Hosokawa donsu was owned by Hosokawa Sansai (1564-1645) who was one of Rikyu's seven students.

Soami donsu
 Soami served the shogun Yoshimasa Ashikaga in the Higashiyama period (1435 –1490) as a sort of curator (dobushu) of Yoshimasa's collections.

Kamakura donsu

Rikyu-bai donsu
The name Rikyu-bai donsu actually comes from the similarity of the plum blossom motif with the flower known as Rikyū-bai.  This cloth was used by an Edo period tea master to make a shifuku for a black chū-natsume [lacquered tea-container] which bears Rikyū’s signature in red lacquer on the inside of the lid; as a result this cloth is commonly, but mistakenly, understood to have been favored by Rikyū (forgetting that Rikyū died in 1592, while the Ching Dynasty was not founded until 1616).  The cloth itself, a similar textile (featuring a plum-blossom motif in ocher on a dark-blue background) is occasionally encountered under the name Riky-bai donsu. The true Rikyū-bai donsu has a plum-blossom motif which fits into an oblong diamond (though this is not so obvious at a glance, since the design has five points rather than four), while the other (which is actually based upon the ori-dome, or woven-on cover, of the striped Iyo-sudare donsu (see above)has a plum-blossom which fits into a circle (thus it is shaped like a regular 5-pointed star).

Oribe donsu

Oribe donsu is said to be in the taste of Furuta Oribe, a disciple of Rikyu.  On a deep, quiet blue ground, the light yellow-green waves stand out, with plum blossoms floating on them.  Oribe was very fond of plum blossoms as he used that motif in his designs for ceramics and other fabrics.

Sokun donsu
 This example of a geometric pattern is sometimes known as shippo tsunage, or interlocking seven treasures.  The treasure elements appear in varied form on a blue background in the center of the circle with plum blossoms. The name of this fabric comes from its original owner, Imai Sokun. Sokun, son of Imai Sogyu, was a tea master in the end of the 16th century begining of the 17th century.

Sumiyoshi donsu
Sumiyoshi donsu is a geometric triangular design.  It was used as a pouch for a thick tea caddy called "Sumiyoshi Bunrin" Chaire.

Mozuya donsu
It is said that Mozuya Soan, who was a merchant in Sakai, Osaka and Sen Rikyu's daughter's husband, possesed this fabric.

Sasazuru donsu
 Designed with the auspicious pine-bamboo-plum motif  (shochikubai) symbols of long-life, nobility and hope). Sasazuru donsu has many different variations.

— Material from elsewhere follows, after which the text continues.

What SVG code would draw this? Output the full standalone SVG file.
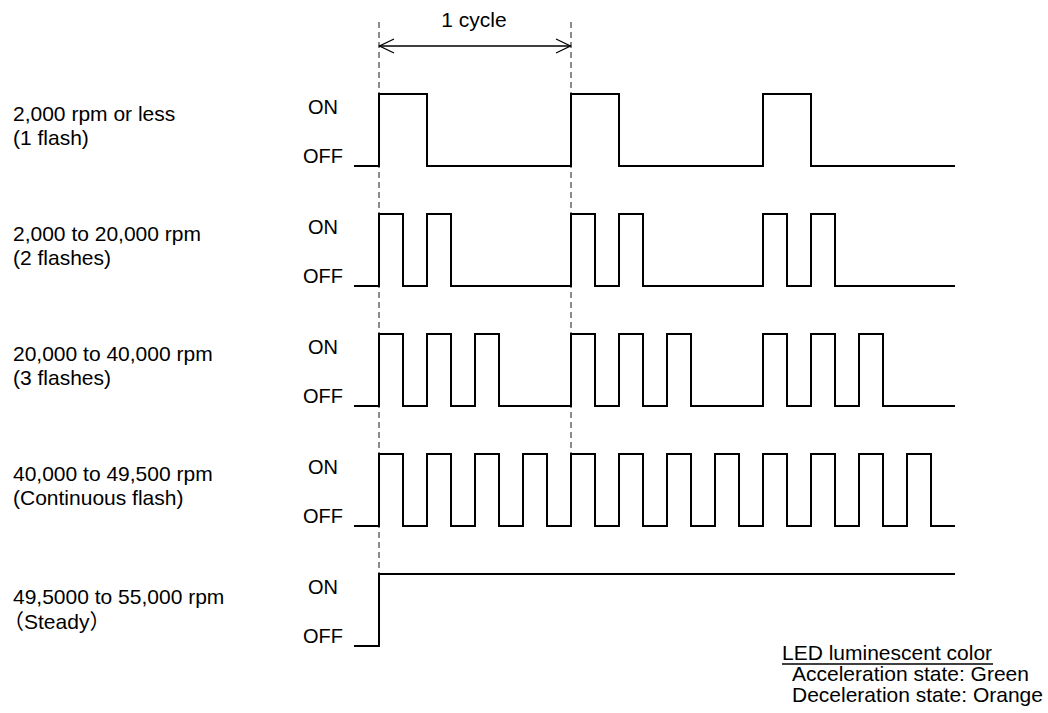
<svg xmlns="http://www.w3.org/2000/svg" width="1048" height="713" viewBox="0 0 1048 713">
<style>
text{font-family:"Liberation Sans","Noto Sans CJK JP",Arial,sans-serif;fill:#000}
.lbl{font-size:21px}
.lv{font-size:20px;text-anchor:middle}
.wave{fill:none;stroke:#000;stroke-width:2;stroke-linejoin:miter}
.dash{fill:none;stroke:#666;stroke-width:1.5;stroke-dasharray:6 4}
.arr{fill:none;stroke:#000;stroke-width:1.3}
</style>
<rect width="1048" height="713" fill="#fff"/>
<g id="connectors">
<line class="dash" x1="379" y1="22" x2="379" y2="574"/>
<line class="dash" x1="571" y1="22" x2="571" y2="454"/>
<line class="arr" x1="379" y1="46" x2="571" y2="46"/>
<polyline class="arr" points="394,39 379.5,46 394,53"/>
<polyline class="arr" points="556,39 570.5,46 556,53"/>
</g>
<g id="cycle-label"><text class="lbl" x="474" y="27" text-anchor="middle">1 cycle</text></g>
<g id="row1">
<text class="lbl" x="13" y="121">2,000 rpm or less</text>
<text class="lbl" x="13" y="145">(1 flash)</text>
<text class="lv" x="323" y="114">ON</text>
<text class="lv" x="323" y="163">OFF</text>
<path class="wave" d="M354,166 H379 V94 H427 V166 H571 V94 H619 V166 H763 V94 H811 V166 H955"/>
</g>
<g id="row2">
<text class="lbl" x="13" y="241">2,000 to 20,000 rpm</text>
<text class="lbl" x="13" y="265">(2 flashes)</text>
<text class="lv" x="323" y="234">ON</text>
<text class="lv" x="323" y="283">OFF</text>
<path class="wave" d="M354,286 H379 V214 H403 V286 H427 V214 H451 V286 H571 V214 H595 V286 H619 V214 H643 V286 H763 V214 H787 V286 H811 V214 H835 V286 H955"/>
</g>
<g id="row3">
<text class="lbl" x="13" y="361">20,000 to 40,000 rpm</text>
<text class="lbl" x="13" y="385">(3 flashes)</text>
<text class="lv" x="323" y="354">ON</text>
<text class="lv" x="323" y="403">OFF</text>
<path class="wave" d="M354,406 H379 V334 H403 V406 H427 V334 H451 V406 H475 V334 H499 V406 H571 V334 H595 V406 H619 V334 H643 V406 H667 V334 H691 V406 H763 V334 H787 V406 H811 V334 H835 V406 H859 V334 H883 V406 H955"/>
</g>
<g id="row4">
<text class="lbl" x="13" y="481">40,000 to 49,500 rpm</text>
<text class="lbl" x="13" y="505">(Continuous flash)</text>
<text class="lv" x="323" y="474">ON</text>
<text class="lv" x="323" y="523">OFF</text>
<path class="wave" d="M354,526 H379 V454 H403 V526 H427 V454 H451 V526 H475 V454 H499 V526 H523 V454 H547 V526 H571 V454 H595 V526 H619 V454 H643 V526 H667 V454 H691 V526 H715 V454 H739 V526 H763 V454 H787 V526 H811 V454 H835 V526 H859 V454 H883 V526 H907 V454 H931 V526 H955"/>
</g>
<g id="row5">
<text class="lbl" x="13" y="604">49,5000 to 55,000 rpm</text>
<text class="lbl" x="3" y="629">（Steady）</text>
<text class="lv" x="323" y="594">ON</text>
<text class="lv" x="323" y="643">OFF</text>
<path class="wave" d="M354,646 H379 V574 H955"/>
</g>
<g id="legend">
<text class="lbl" x="782" y="660">LED luminescent color</text>
<line x1="782" y1="664" x2="993" y2="664" stroke="#000" stroke-width="1.5"/>
<text class="lbl" x="792" y="681">Acceleration state: Green</text>
<text class="lbl" x="792" y="702">Deceleration state: Orange</text>
</g>
</svg>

*Fabric photos courtesy of  Kitamura Tokusai Fukusaten Co., Ltd., Kyoto, Japan.via the now closed website Tea Hyakka..


  1. I have a kobukasa the pattern of which looks identical to what you have identified as "mozuya donsu." However, mine is called "bandai ya" 萬代屋. Are they the same pattern but with different names or maybe there is a subtle difference I'm missing.

  2. Dear Anonymous,
    Thank your for your comment. This is a pretty famous pattern and in my experience it has always been identified to me as Mozuya donsu. I have a reference book in Japanese and the Tokkusai website both indentify it as Mozuya donsu. That being said, sometimes these fabrics are referred to by other names. According to the Chanoyu Quarterly, meibutsugire are classified basically according to the following categories:

    1. named for the possessor or person noted for their use: Mozuya or Oribe for example.

    2. named for the person who first introduced the fabric: Suminokura kinran for example.

    3. named for the district where it was produced: Bene, Senjo. Gold used in these cloths had come from these areas of Korea for example.

    4. named for the place that possessed it: Kofukuji, Horyuji for example. These were important temples or shrines

    5. named for the pattern of the cloth: ichigo (strawberry) ariso (fish in waves) for example

    6. named for the utensil with which it was assoicated: Hino, Nitta, Tomita were names of chaire, for example.

    7. named for the weaver: Wakuta for example.

    8. named for its use: Nininshizuka, a dance in Noh. Or Komparu or Kongo who were prominent Noh families.

    Since the definition of the term meibutsu was made arbitrarily b y people of different times according to their subjective judgement, the standard of selection was not fixed.

    It is entirely possible that your kobukusa was identified by one of these other criteria. Suminokura is actually a hana usagi pattern and can be referred to by either one.

    I looked up the kanji for your kobukusa and literally translated it means "Bandai Shop", perhaps it was imported and/or sold to Mozuya by Bandai Shop?